■ **Information shown**:
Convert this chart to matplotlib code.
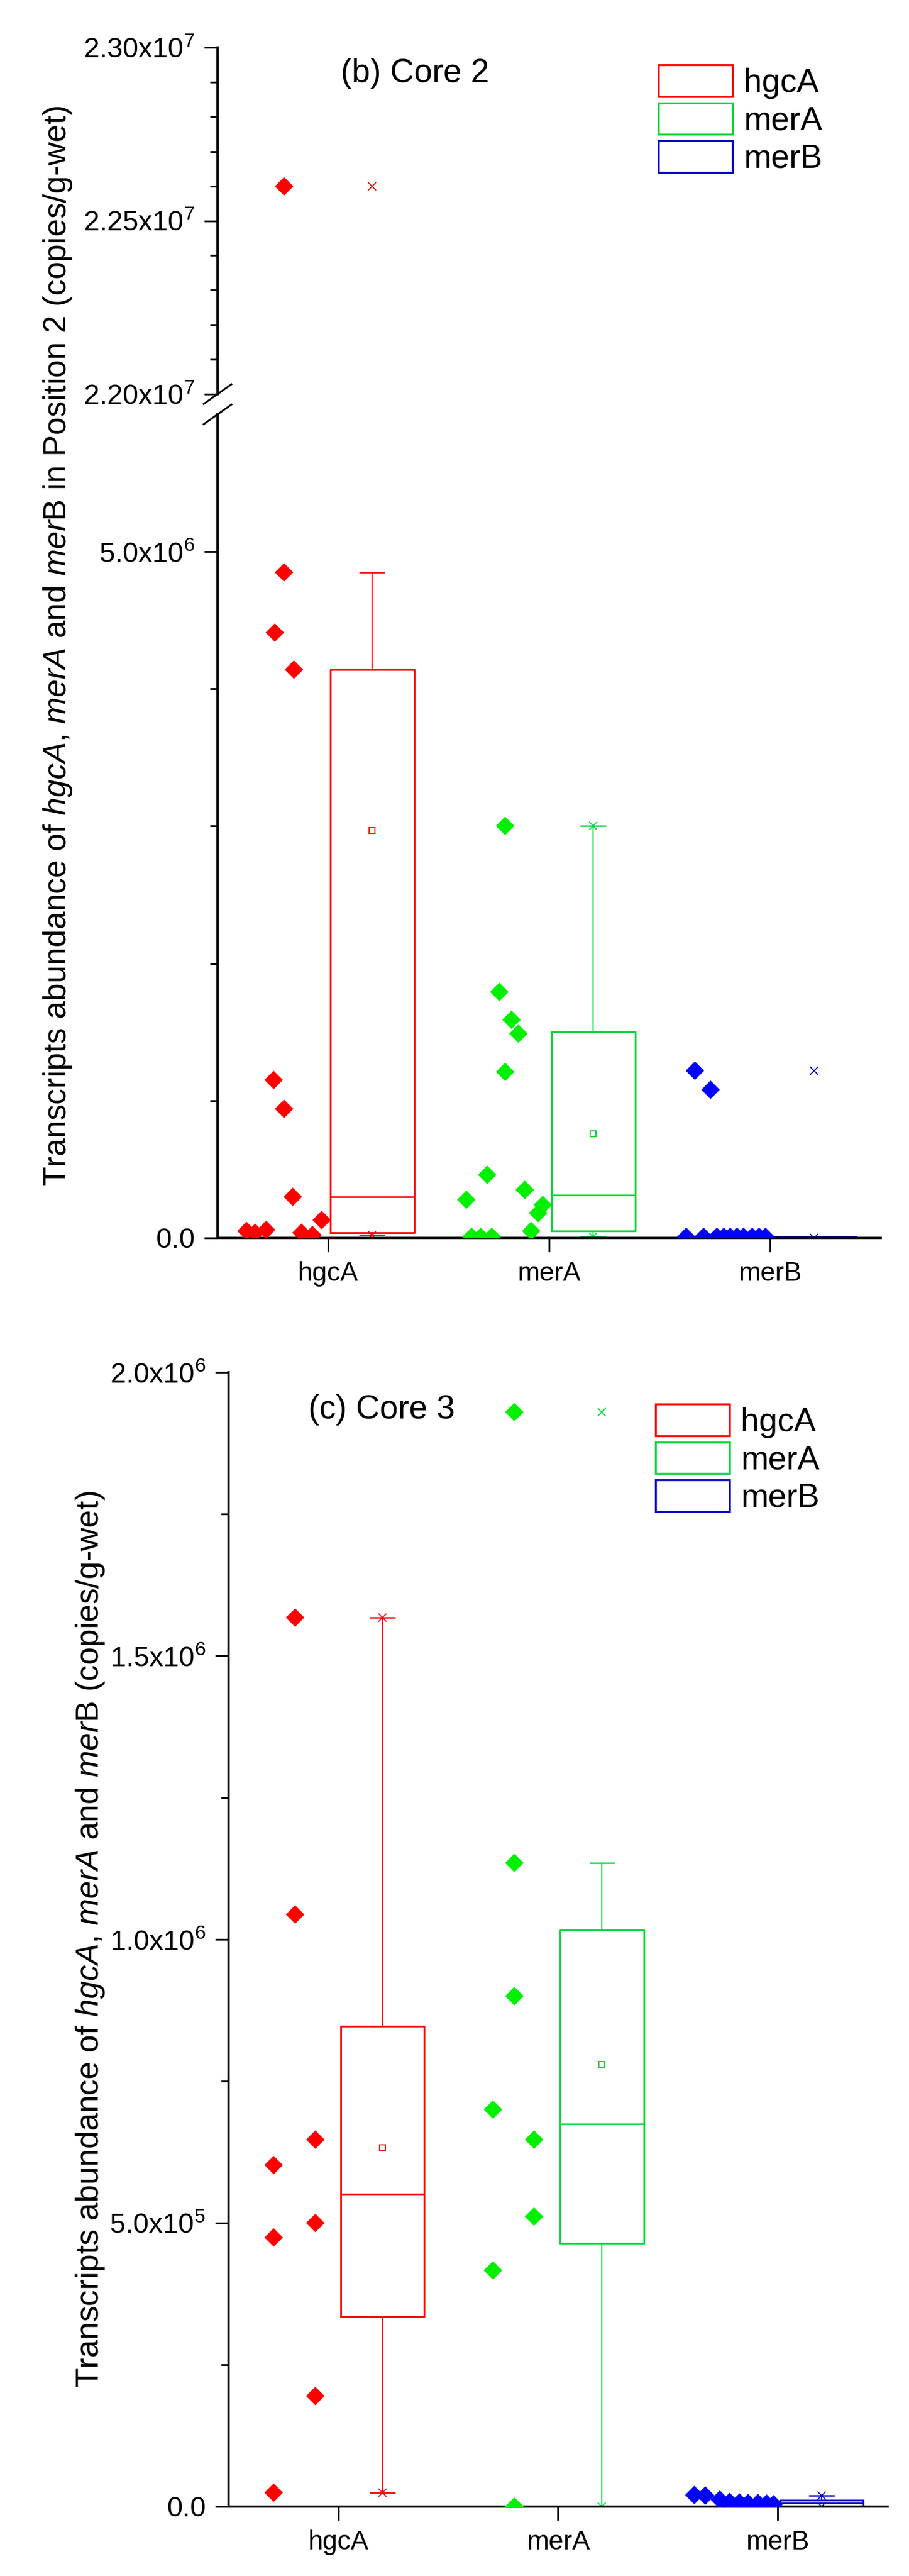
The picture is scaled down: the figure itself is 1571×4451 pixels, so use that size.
import matplotlib
matplotlib.use('Agg')
import matplotlib.pyplot as plt
from matplotlib.patches import Patch
from matplotlib.ticker import FixedLocator

plt.rcParams['font.family'] = ['Liberation Sans', 'DejaVu Sans']
plt.rcParams['mathtext.fontset'] = 'custom'
plt.rcParams['mathtext.rm'] = 'Liberation Sans'
plt.rcParams['mathtext.it'] = 'Liberation Sans:italic'

genes = ['hgcA', 'merA', 'merB']
line_colors = ['#FF0000', '#00D83A', '#0000CC']
dot_colors = ['#FF0000', '#00F000', '#0000FF']

# ---- Core 2 (Position 2) : values
core2_hgcA = [2.26e7, 4.85e6, 4.41e6, 4.14e6, 1.15e6, 0.94e6, 0.30e6, 0.13e6,
              0.05e6, 0.04e6, 0.06e6, 0.04e6, 0.02e6]
core2_hgcA_dx = [-0.20, -0.20, -0.24, -0.155, -0.245, -0.20, -0.16, -0.03,
                 -0.37, -0.33, -0.28, -0.12, -0.07]
core2_merA = [3.0e6, 1.79e6, 1.59e6, 1.49e6, 1.21e6, 0.46e6, 0.35e6, 0.28e6,
              0.24e6, 0.18e6, 0.05e6, 0.01e6, 0.01e6, 0.01e6]
core2_merA_dx = [-0.20, -0.225, -0.17, -0.14, -0.20, -0.28, -0.11, -0.375,
                 -0.03, -0.05, -0.08, -0.35, -0.31, -0.26]
core2_merB = [1.22e6, 1.08e6, 0.01e6, 0.01e6, 0.01e6, 0.01e6, 0.01e6, 0.01e6,
              0.01e6, 0.01e6, 0.01e6, 0.01e6]
core2_merB_dx = [-0.34, -0.27, -0.38, -0.30, -0.24, -0.21, -0.18, -0.15,
                 -0.12, -0.08, -0.05, -0.02]

# box statistics per gene: q1, median, q3, whisker low/high, mean, min, max
core2_q1 = [0.04e6, 0.05e6, 0.003e6]
core2_med = [0.30e6, 0.31e6, 0.005e6]
core2_q3 = [4.14e6, 1.50e6, 0.008e6]
core2_wlo = [0.02e6, 0.01e6, 0.0]
core2_whi = [4.85e6, 3.0e6, 0.01e6]
core2_mean = [2.97e6, 0.76e6, None]
core2_min = [0.02e6, 0.01e6, 0.0]
core2_max = [2.26e7, 3.0e6, 1.22e6]

# ---- Core 3
core3_hgcA = [1.567e6, 1.044e6, 0.647e6, 0.602e6, 0.50e6, 0.474e6, 0.195e6, 0.025e6]
core3_hgcA_dx = [-0.198, -0.198, -0.105, -0.295, -0.105, -0.295, -0.105, -0.295]
core3_merA = [1.93e6, 1.135e6, 0.90e6, 0.70e6, 0.647e6, 0.511e6, 0.416e6, 0.0]
core3_merA_dx = [-0.20, -0.20, -0.20, -0.295, -0.108, -0.108, -0.295, -0.20]
core3_merB = [0.020e6, 0.019e6, 0.012e6, 0.008e6, 0.007e6, 0.006e6, 0.006e6,
              0.005e6, 0.004e6]
core3_merB_dx = [-0.38, -0.33, -0.265, -0.22, -0.175, -0.135, -0.09, -0.05, -0.02]

core3_q1 = [0.335e6, 0.464e6, 0.001e6]
core3_med = [0.551e6, 0.674e6, 0.006e6]
core3_q3 = [0.847e6, 1.016e6, 0.011e6]
core3_wlo = [0.025e6, 0.0, 0.0]
core3_whi = [1.567e6, 1.135e6, 0.019e6]
core3_mean = [0.633e6, 0.78e6, None]
core3_min = [0.025e6, 0.0, 0.0]
core3_max = [1.567e6, 1.93e6, 0.019e6]


def draw_genes(ax, values, offsets, q1, med, q3, wlo, whi, mean, mn, mx):
    for i in range(3):
        c = line_colors[i]
        xs = [i + 1 + d for d in offsets[i]]
        ax.plot(xs, values[i], 'D', ms=16.5, color=dot_colors[i], mew=0, zorder=3)
        st = {'q1': q1[i], 'med': med[i], 'q3': q3[i], 'whislo': wlo[i],
              'whishi': whi[i], 'fliers': [mn[i], mx[i]]}
        if mean[i] is not None:
            st['mean'] = mean[i]
        ax.bxp([st], positions=[i + 1.2], widths=0.38, capwidths=0.11,
               showmeans=mean[i] is not None, manage_ticks=False,
               boxprops=dict(color=c, linewidth=2.2),
               whiskerprops=dict(color=c, linewidth=1.6),
               capprops=dict(color=c, linewidth=1.8),
               medianprops=dict(color=c, linewidth=2.0),
               meanprops=dict(marker='s', markerfacecolor='none', markeredgecolor=c,
                              ms=7.5, mew=1.5),
               flierprops=dict(marker='x', markeredgecolor=c, ms=10, mew=1.3,
                               linestyle='none'))


def style_axis(ax):
    for s in ['top', 'right']:
        ax.spines[s].set_visible(False)
    ax.spines['left'].set_linewidth(2.9)
    ax.spines['bottom'].set_linewidth(2.9)
    ax.tick_params(axis='y', which='major', direction='out', length=16.5, width=2.2,
                   labelsize=35, pad=12)
    ax.tick_params(axis='y', which='minor', direction='out', length=9.4, width=2.2)
    ax.tick_params(axis='x', which='major', direction='out', length=17, width=2.2,
                   labelsize=33, pad=12)
    ax.set_xlim(0.5, 3.5)


def add_legend(fig, x, y):
    handles = [Patch(facecolor='white', edgecolor=c, linewidth=2.5) for c in line_colors]
    fig.legend(handles, genes, loc='upper left', bbox_to_anchor=(x, y), frameon=False,
               fontsize=41, handlelength=2.25, handleheight=1.1, handletextpad=0.34,
               labelspacing=0.12, borderpad=0, borderaxespad=0)


W, H = 1571, 4451
fig = plt.figure(figsize=(W / 100, H / 100), dpi=100)

# ---------- panel (b) with broken axis
ax_top = fig.add_axes([376 / W, 1 - 681 / H, 1146 / W, 599 / H])
ax_bot = fig.add_axes([376 / W, 1 - 2139 / H, 1146 / W, (2139 - 716) / H])

core2_vals = [core2_hgcA, core2_merA, core2_merB]
core2_dx = [core2_hgcA_dx, core2_merA_dx, core2_merB_dx]
for ax in (ax_top, ax_bot):
    draw_genes(ax, core2_vals, core2_dx, core2_q1, core2_med, core2_q3,
               core2_wlo, core2_whi, core2_mean, core2_min, core2_max)
    style_axis(ax)

ax_top.set_ylim(2.2e7, 2.3e7)
ax_top.spines['bottom'].set_visible(False)
ax_top.tick_params(axis='x', which='both', bottom=False, labelbottom=False)
ax_top.set_yticks([2.2e7, 2.25e7, 2.3e7])
ax_top.set_yticklabels(['2.20x$10^{7}$', '2.25x$10^{7}$', '2.30x$10^{7}$'])
ax_top.yaxis.set_minor_locator(FixedLocator([2.21e7, 2.22e7, 2.23e7, 2.24e7,
                                             2.26e7, 2.27e7, 2.28e7, 2.29e7]))

ax_bot.set_ylim(0, 6e6)
ax_bot.set_yticks([0, 5e6])
ax_bot.set_yticklabels(['0.0', '5.0x$10^{6}$'])
ax_bot.yaxis.set_minor_locator(FixedLocator([1e6, 2e6, 3e6, 4e6]))
ax_bot.set_xticks([1, 2, 3])
ax_bot.set_xticklabels(genes)

# break marks on the y axis
dx = 24 / 1146
ax_top.plot([-dx, dx], [-17 / 599, 17 / 599], transform=ax_top.transAxes,
            color='black', lw=2.2, clip_on=False)
ax_bot.plot([-dx, dx], [1 - 17 / 1423, 1 + 17 / 1423], transform=ax_bot.transAxes,
            color='black', lw=2.2, clip_on=False)

ax_top.text(0.186, 0.925, '(b) Core 2', transform=ax_top.transAxes, fontsize=41,
            ha='left', va='center')
fig.text(100 / W, 1 - 1116 / H,
         r'Transcripts abundance of $\mathit{hgcA}$, $\mathit{merA}$ and $\mathit{mer}$B'
         ' in Position 2 (copies/g-wet)',
         rotation=90, ha='center', va='center', fontsize=40)
add_legend(fig, 1138 / W, 1 - 112 / H)

# ---------- panel (c)
ax3 = fig.add_axes([395 / W, 1 - 4331 / H, 1139 / W, (4331 - 2371) / H])
core3_vals = [core3_hgcA, core3_merA, core3_merB]
core3_dx = [core3_hgcA_dx, core3_merA_dx, core3_merB_dx]
draw_genes(ax3, core3_vals, core3_dx, core3_q1, core3_med, core3_q3,
           core3_wlo, core3_whi, core3_mean, core3_min, core3_max)
style_axis(ax3)
ax3.set_ylim(0, 2e6)
ax3.set_yticks([0, 5e5, 1e6, 1.5e6, 2e6])
ax3.set_yticklabels(['0.0', '5.0x$10^{5}$', '1.0x$10^{6}$', '1.5x$10^{6}$', '2.0x$10^{6}$'])
ax3.yaxis.set_minor_locator(FixedLocator([2.5e5, 7.5e5, 1.25e6, 1.75e6]))
ax3.set_xticks([1, 2, 3])
ax3.set_xticklabels(genes)
ax3.text(0.121, 0.967, '(c) Core 3', transform=ax3.transAxes, fontsize=41,
         ha='left', va='center')
fig.text(156 / W, 1 - 3351 / H,
         r'Transcripts abundance of $\mathit{hgcA}$, $\mathit{merA}$ and $\mathit{mer}$B'
         ' (copies/g-wet)',
         rotation=90, ha='center', va='center', fontsize=40)
add_legend(fig, 1133 / W, 1 - 2426 / H)

fig.savefig('out.png', dpi=100)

■ **Task requirements**: Output exactly the span of lines from the top of the listing through the line holding "from matplotlib.ticker import FixedLocator", and leave every picture out.

■ **Expected answer**:
Convert this chart to matplotlib code.
The picture is scaled down: the figure itself is 1571×4451 pixels, so use that size.
import matplotlib
matplotlib.use('Agg')
import matplotlib.pyplot as plt
from matplotlib.patches import Patch
from matplotlib.ticker import FixedLocator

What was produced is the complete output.